Thursday, September 07, 2006

Welcome To My Nightmare

Even though I have a birthday coming up rather soon (& I'm having a little bit of trouble grasping the fact that I'm going to be mid-30somethingish), I don't feel like I'm really getting 'older'. Though my body has been starting a revolution against me in response to years of mass pizza, cheeseburger & hot sauce consumption, my mind still feels young. All in all, I feel pretty good.

Or I did until this past weekend.

VH1 was playing a marathon of the documentary 'Heavy: The Story of Metal', which I subjected T to many an hour of viewing (she's such a trooper!). It was fun walking down Memory Lane, seeing all the bands that I loved in my teen years.

That is, until they started showing them now.

Most of them looked like they'd been beaten with an ugly stick before. Now they looked like they'd fallen out of the ugly tree itself & hit every single branch on the way down to the floor of the Ugly Forest. I guess years of hard livin' will do that to a person, but sheesh! The most depressing part was when they showed what I thought at first was archive footage of a Twisted Sister concert. It was when they showed the drummer from behind, arms a'flailin' behind his kit, & then panned around to the side that I realized, to my unmitigated horror, that the clip was of a more recent vintage, for, upon swinging the camera around to the right side of the drummer, we were given a glimpse of his enormous gut!

Not a slam against TS (goodness knows I wouldn't want Dee Snider banging on my front door), but Spandex is flattering on a select few bodies. 40+ year old drummers with an unfortunate case of beer gut are not among those elite few.

A memory flashed through my mind after that of some people I knew while growing up. They were children of the 60's. Not hippies or flower children, mind you, but they had grown up during that era. I remembered that every time I rode somewhere with them, they always had the radio tuned to an oldies station. I swore up & down that I'd never be like that, holding on to the remains of "the good old days" & becoming a pop culture dinosaur. I was not going to feel dated by the music I listened to because metal ruuuuuled!

Yeah, well, the best laid plans, etc...

I look back on the groups & people that I listened to (& still do on occasion) & feel...old.
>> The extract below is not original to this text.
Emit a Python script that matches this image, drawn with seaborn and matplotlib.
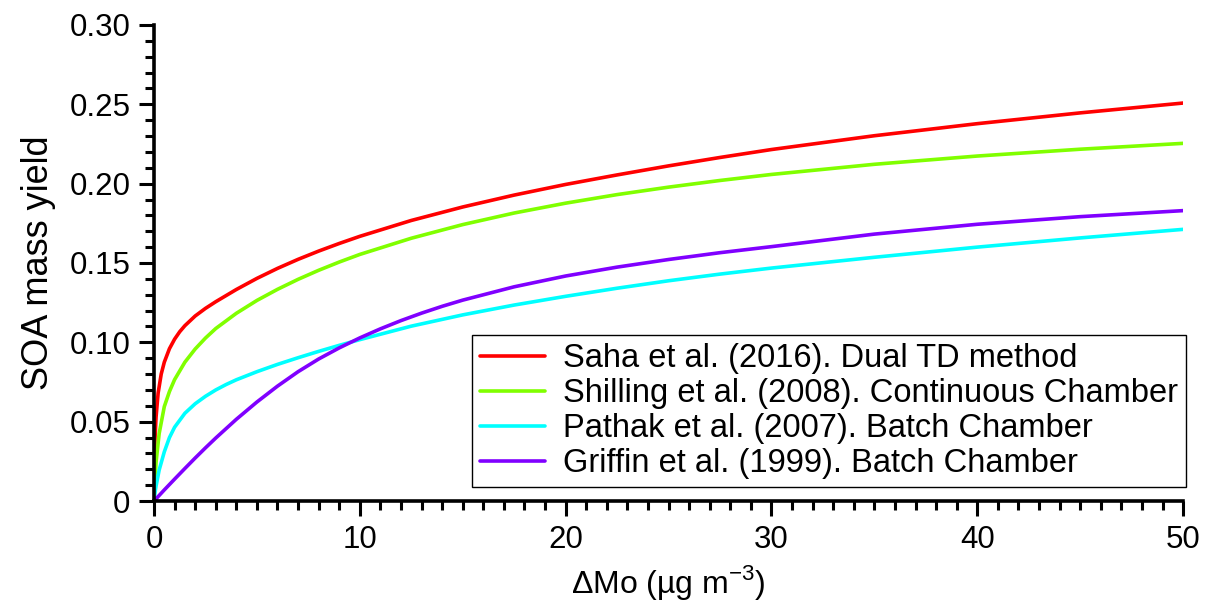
import numpy as np
import pandas as pd
import matplotlib
matplotlib.use("Agg")
import matplotlib.pyplot as plt
from matplotlib.ticker import MultipleLocator, FixedLocator, FixedFormatter
import seaborn as sns

# SOA mass yield curves vs. organic aerosol mass loading (ΔMo, µg m^-3)
labels = [
    "Saha et al. (2016). Dual TD method",
    "Shilling et al. (2008). Continuous Chamber",
    "Pathak et al. (2007). Batch Chamber",
    "Griffin et al. (1999). Batch Chamber",
]
colors = ["#ff0000", "#80ff00", "#00ffff", "#8000ff"]

saha_x = [0, 0.01, 0.02, 0.05, 0.1, 0.2, 0.35, 0.5, 0.75, 1, 1.25, 1.5, 2,
          2.5, 3, 4, 5, 6, 7, 8, 9, 10, 12.5, 15, 17.5, 20, 22.5, 25, 27.5,
          30, 35, 40, 45, 50]
saha_y = [0, 0.016, 0.025, 0.040, 0.053, 0.068, 0.080, 0.0875, 0.0960,
          0.1020, 0.1067, 0.1105, 0.1166, 0.1214, 0.1256, 0.1333, 0.1403,
          0.1466, 0.1523, 0.1575, 0.1623, 0.1668, 0.1768, 0.1853, 0.1928,
          0.1995, 0.2055, 0.2112, 0.2165, 0.2215, 0.2302, 0.2378, 0.2446,
          0.2508]

shilling_x = [0, 0.05, 0.1, 0.25, 0.5, 0.75, 1, 1.5, 2, 2.5, 3, 4, 5, 6, 7,
              8, 9, 10, 12.5, 15, 17.5, 20, 22.5, 25, 27.5, 30, 35, 40, 45,
              50]
shilling_y = [0, 0.014, 0.0245, 0.0425, 0.0595, 0.069, 0.0765, 0.0875,
              0.0958, 0.1027, 0.1087, 0.1183, 0.1264, 0.1334, 0.1397, 0.1454,
              0.1506, 0.1554, 0.1656, 0.1742, 0.1815, 0.1877, 0.1931, 0.1978,
              0.2020, 0.2058, 0.2122, 0.2174, 0.2217, 0.2254]

pathak_x = [0, 0.05, 0.1, 0.25, 0.5, 0.75, 1, 1.5, 2, 2.5, 3, 3.5, 4, 5, 6,
            7, 8, 9, 10, 12.5, 15, 17.5, 20, 22.5, 25, 27.5, 30, 35, 40, 45,
            50]
pathak_y = [0, 0.0055, 0.0095, 0.0195, 0.031, 0.040, 0.0465, 0.0553, 0.0613,
            0.0660, 0.0700, 0.0734, 0.0764, 0.0815, 0.0861, 0.0903, 0.0943,
            0.0981, 0.1017, 0.1102, 0.1173, 0.1235, 0.1290, 0.1341, 0.1388,
            0.1430, 0.1468, 0.1536, 0.1600, 0.1658, 0.1712]

griffin_x = [0, 0.5, 1, 1.5, 2, 2.5, 3, 4, 5, 6, 7, 8, 9, 10, 11, 12, 13, 14,
             15, 17.5, 20, 22.5, 25, 27.5, 30, 35, 40, 45, 50]
griffin_y = [0, 0.0070, 0.0138, 0.0205, 0.0271, 0.0335, 0.0397, 0.0515,
             0.0624, 0.0724, 0.0815, 0.0895, 0.0965, 0.1028, 0.1085, 0.1137,
             0.1184, 0.1227, 0.1266, 0.1350, 0.1418, 0.1474, 0.1522, 0.1565,
             0.1603, 0.1682, 0.1744, 0.1792, 0.1830]

y_ticks = [0, 0.05, 0.10, 0.15, 0.20, 0.25, 0.30]
y_tick_labels = ["0", "0.05", "0.10", "0.15", "0.20", "0.25", "0.30"]
x_ticks = [0, 10, 20, 30, 40, 50]

frames = []
for lab, xs, ys in zip(labels,
                       [saha_x, shilling_x, pathak_x, griffin_x],
                       [saha_y, shilling_y, pathak_y, griffin_y]):
    frames.append(pd.DataFrame({"dMo": xs, "yield": ys, "study": lab}))
df = pd.concat(frames, ignore_index=True)

sns.set_theme(style="ticks")
plt.rcParams["font.family"] = ["Liberation Sans", "DejaVu Sans"]
plt.rcParams["mathtext.fontset"] = "custom"
plt.rcParams["mathtext.rm"] = "Liberation Sans"
plt.rcParams["text.color"] = "black"
plt.rcParams["axes.labelcolor"] = "black"
plt.rcParams["lines.solid_capstyle"] = "round"
plt.rcParams["lines.solid_joinstyle"] = "round"

fig = plt.figure(figsize=(12.06, 6.09), dpi=100)
ax = fig.add_axes([0.1277, 0.1773, 0.8533, 0.7817])

sns.lineplot(data=df, x="dMo", y="yield", hue="study", hue_order=labels,
             palette=colors, linewidth=2.6, ax=ax, estimator=None,
             sort=True, legend=True)

ax.set_xlim(0, 50)
ax.set_ylim(0, 0.30)

ax.xaxis.set_major_locator(FixedLocator(x_ticks))
ax.xaxis.set_minor_locator(MultipleLocator(1))
ax.yaxis.set_major_locator(FixedLocator(y_ticks))
ax.yaxis.set_major_formatter(FixedFormatter(y_tick_labels))
ax.yaxis.set_minor_locator(MultipleLocator(0.01))

ax.tick_params(axis="both", which="major", length=11, width=2.2,
               labelsize=22.5, color="black", labelcolor="black", pad=6,
               direction="out")
ax.tick_params(axis="both", which="minor", length=6.5, width=2.2,
               color="black", direction="out")

for side in ["top", "right"]:
    ax.spines[side].set_visible(False)
for side in ["left", "bottom"]:
    ax.spines[side].set_linewidth(2.6)
    ax.spines[side].set_color("black")

ax.set_xlabel(r"$\Delta$Mo (µg m$^{-3}$)", fontsize=23, color="black",
              labelpad=6)
ax.set_ylabel("SOA mass yield", fontsize=26, color="black", labelpad=10)

handles, hl = ax.get_legend_handles_labels()
leg = ax.legend(handles, hl, loc="lower right",
                bbox_to_anchor=(1.003, 0.029), borderaxespad=0,
                fontsize=23.5, frameon=True, fancybox=False, framealpha=1,
                edgecolor="black", handlelength=2.0, handletextpad=0.55,
                labelspacing=0.12, borderpad=0.25)
leg.get_frame().set_linewidth(1.0)
for line in leg.get_lines():
    line.set_linewidth(2.6)
for txt in leg.get_texts():
    txt.set_color("black")

fig.savefig("out.png", dpi=100, facecolor="white")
Three quarters of the original Ramones are dead - & only one was due to drugs! Eddie Van Halen's had hip surgery - before Barry frickin' Manilow! Axl Rose looks like someone put their foot on the back of his head, grabbed his ears & pulled really hard. David Lee Roth's got a cul-de-sac goin' on! Sammy Hagar's the only one who still seems to be having any fun (though he still puts out some crappy songs - c'mon, Sammy; does every song have to reference Mexico?). But he's 50something years old. If he weren't a world famous musician, he'd just be that weird guy who lives down the street who wears Hawaiian shirts & black socks pulled up to his calves with Birkenstocks, trying to talk to kids using their own slang, who always smells like he crawled out of a vat of Pabst Blue Ribbon.

You know who I'm talking about.

One of the most depressing interviews was with Bruce Dickinson of Iron Maiden, who was modelling the latest in the 'Crocodile Hunter' line from Banana Republic, complete with an Aussie-style hat. It made me want to cry. I didn't expect (nor would I want) him to be wearing studded leather & swinging a broadsword around. But...Bruce Dickinson! Iron Maiden! Many a metalhead screamed themself raw trying to sing along with 'Run To the Hills', attempting in vain to match the note that Dickinson hits at the end of the song!

And here he was, looking like a guest host on 'Brian Fellow's Safari Planet'.

That's crazy!

So now, as I look through my old tapes, albums & CD's, thumbing through Cinderella & Kix & Van Halen & Priest & all the rest, I think back to "the good old days," with its screaming guitar solos, hammer-ons, screaching vocals & mindless lyrics about vikings, girls, cars, girls & Icarus. I smile, remembering my youth. I might even try an air guitar riff or seeing if I can sing along with 'Screaming For Vengeance'.

Then I find The Boy looking & laughing at the old guy listening to his oldies.

And I promptly ground him.

Laugh at the old folks, will he? He's got another thing comin'!